Today’s character education programs tend to focus on the whole moral package—thinking, feeling, and doing the right thing. In service-learning programs, teens have tutored, cleaned up their neighborhoods, and assisted older adults. The result? The teens’ sense of competence and desire to serve has increased, and their school absenteeism and dropout rates have diminished (Andersen, 1998; Piliavin, 2003). Moral action feeds moral attitudes.

“It is a delightful harmony when doing and saying go together.”

Michel Eyquem de Montaigne (1533–1592)

A big part of moral development is the self-discipline needed to restrain one’s own impulses—to delay small gratifications now to enable bigger rewards later. In one of psychology’s best-known experiments, Walter Mischel (1988, 1989) gave Stanford nursery school 4-year-olds a choice between a marshmallow now, or two marshmallows when he returned a few minutes later. The children who had the willpower to delay gratification went on to have higher college completion rates and incomes, and less often suffered addiction problems. Moreover, when a sample of Mischel’s marshmallow alums were retested on a new willpower test 40 years later, their differences persisted (Casey et al., 2011).
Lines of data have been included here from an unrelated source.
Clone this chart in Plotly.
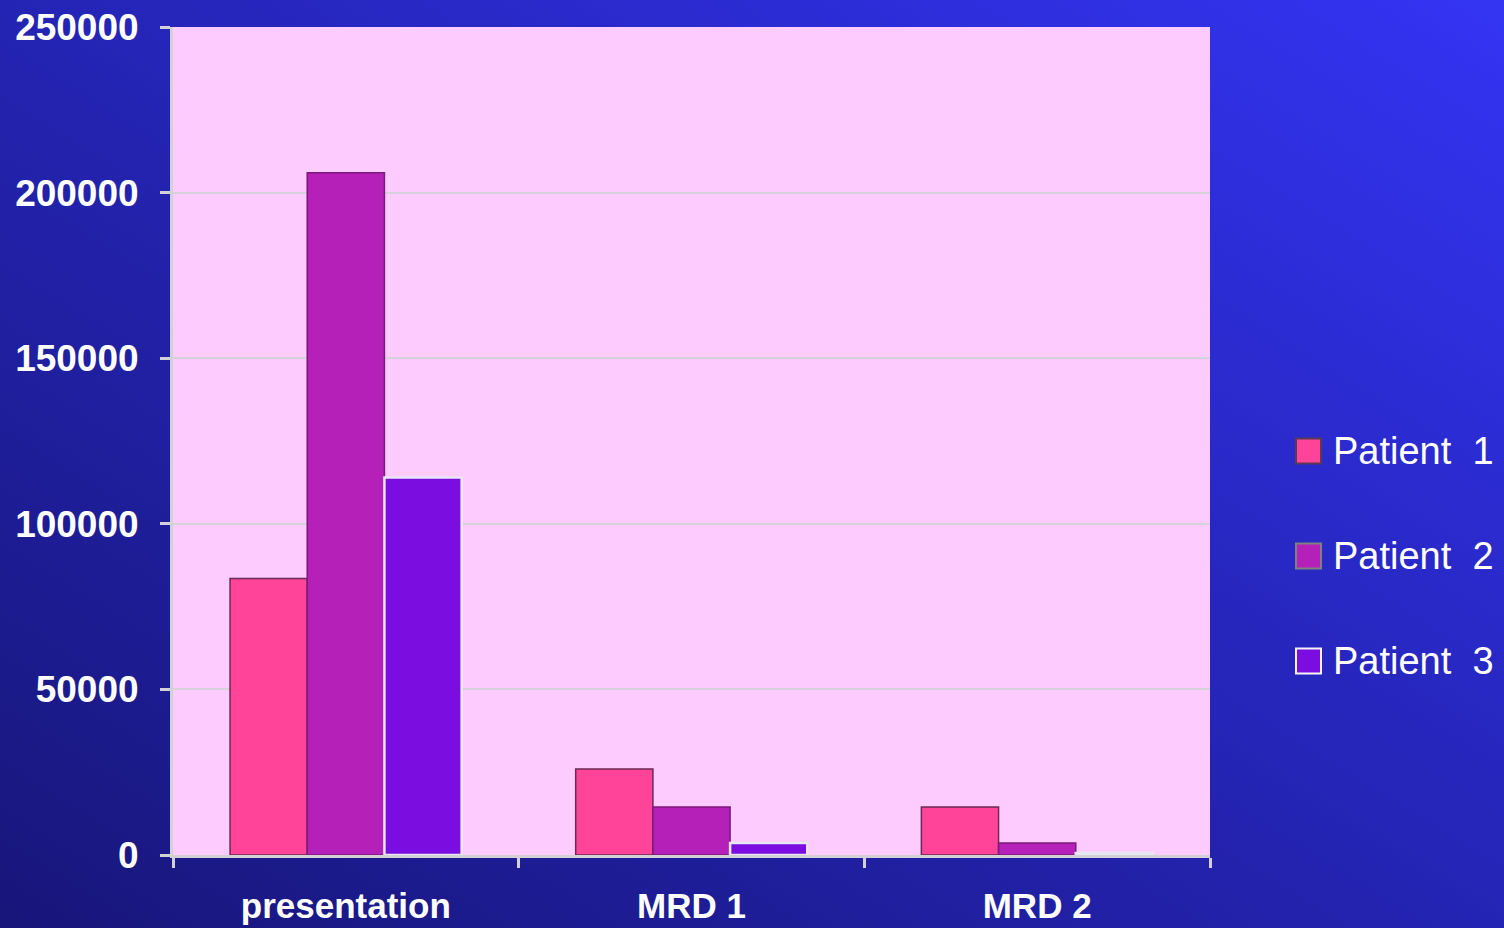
import base64
import plotly.graph_objects as go

# ---- data ----
categories = ["presentation", "MRD 1", "MRD 2"]
patient1 = [83500, 26000, 14500]
patient2 = [206000, 14500, 3600]
patient3 = [114000, 3600, 600]
series_names = ["Patient\u00a0\u00a01", "Patient\u00a0\u00a02", "Patient\u00a0\u00a03"]
y_ticks = [0, 50000, 100000, 150000, 200000, 250000]

colors = ["#ff4499", "#b520b8", "#7b0de0"]
borders = ["#6a2a55", "#7a1a7a", "#e8e8f2"]
border_w = [1.5, 1.5, 2.5]

W, H = 1504, 928
L, R, T, B = 173, 1210, 27, 855


def px(x):
    return (x - L) / (R - L)


def py(y):
    return (B - y) / (B - T)


fig = go.Figure()
for name, vals, c, bc, bw in zip(series_names, [patient1, patient2, patient3], colors, borders, border_w):
    fig.add_trace(go.Bar(
        x=categories, y=vals, name=name,
        marker=dict(color=c, line=dict(color=bc, width=bw)),
        showlegend=False,
    ))

# gradient background image (svg data uri)
svg = (
    f'<svg xmlns="http://www.w3.org/2000/svg" width="{W}" height="{H}">'
    '<defs><linearGradient id="g" x1="0" y1="1" x2="1" y2="0">'
    '<stop offset="0" stop-color="#18167a"/>'
    '<stop offset="0.5" stop-color="#2424b4"/>'
    '<stop offset="1" stop-color="#3434f4"/>'
    '</linearGradient></defs>'
    f'<rect width="{W}" height="{H}" fill="url(#g)"/></svg>'
)
uri = "data:image/svg+xml;base64," + base64.b64encode(svg.encode()).decode()

shapes = [dict(type="rect", xref="paper", yref="paper", x0=0, x1=1, y0=0, y1=1,
               fillcolor="#fdcbfd", line=dict(width=0), layer="below")]
annotations = []
leg_y = [451, 556, 661]
for name, c, bc, yc in zip(series_names, colors, ["#5a3a55", "#808080", "#f4f4f8"], leg_y):
    shapes.append(dict(type="rect", xref="paper", yref="paper",
                       x0=px(1296), x1=px(1321), y0=py(yc + 12.5), y1=py(yc - 12.5),
                       fillcolor=c, line=dict(color=bc, width=2), layer="above"))
    annotations.append(dict(xref="paper", yref="paper", x=px(1331), y=py(yc),
                            xanchor="left", yanchor="middle", text=name, showarrow=False,
                            font=dict(family="Liberation Sans, Arial", size=38, color="white")))

fig.update_layout(
    width=W, height=H,
    margin=dict(l=L, r=W - R, t=T, b=H - B, pad=0, autoexpand=False),
    paper_bgcolor="#2222aa",
    plot_bgcolor="rgba(0,0,0,0)",
    barmode="group", bargap=0.33, bargroupgap=0,
    images=[dict(source=uri, xref="paper", yref="paper",
                 x=px(0), y=py(0), sizex=W / (R - L), sizey=H / (B - T),
                 xanchor="left", yanchor="top", sizing="stretch", layer="below")],
    shapes=shapes,
    annotations=annotations,
    showlegend=False,
)
fig.update_xaxes(
    type="category", showline=True, linecolor="#d2d2d6", linewidth=3,
    ticks="outside", tickson="boundaries", ticklen=10, tickwidth=3, tickcolor="#d2d2d6",
    tickfont=dict(family="Liberation Sans, Arial", size=35, color="white", weight="bold"),
    ticklabelstandoff=18, showgrid=False, automargin=False,
)
fig.update_yaxes(
    range=[0, 250000], tickvals=y_ticks, ticktext=[str(v) for v in y_ticks],
    showline=True, linecolor="#d2d2d6", linewidth=3,
    ticks="outside", ticklen=10, tickwidth=3, tickcolor="#d2d2d6",
    showgrid=True, gridcolor="#d6d2dc", gridwidth=1.5, zeroline=False,
    tickfont=dict(family="Liberation Sans, Arial", size=37, color="white", weight="bold"),
    ticklabelstandoff=14, automargin=False,
)

fig.write_html("out.html")
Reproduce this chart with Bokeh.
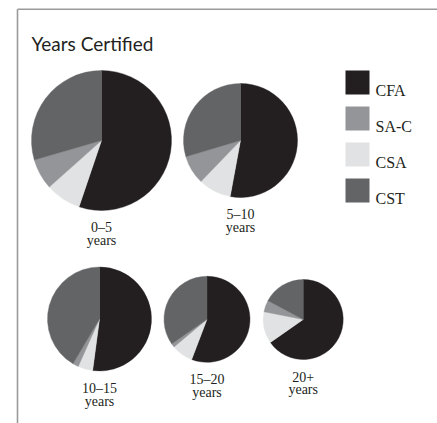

Our capacity to delay gratification—to pass on small rewards now for bigger rewards later—is basic to our future academic, vocational, and social success. Teachers and parents rate children who delay gratification on a marshmallow-like test as more self-controlled (Duckworth et al., 2013). A preference for large-later rather than small-now rewards minimizes one’s risk of problem gambling, smoking, and delinquency (Callan et al., 2011; Ert et al., 2013; van Gelder et al., 2013). The moral of the story: Delaying gratification—living with one eye on the future—fosters flourishing.

RETRIEVAL PRACTICE

  • According to Kohlberg, _______________ morality focuses on self-interest, _______________ morality focuses on self-defined ethical principles, and _______________ morality focuses on upholding laws and social rules.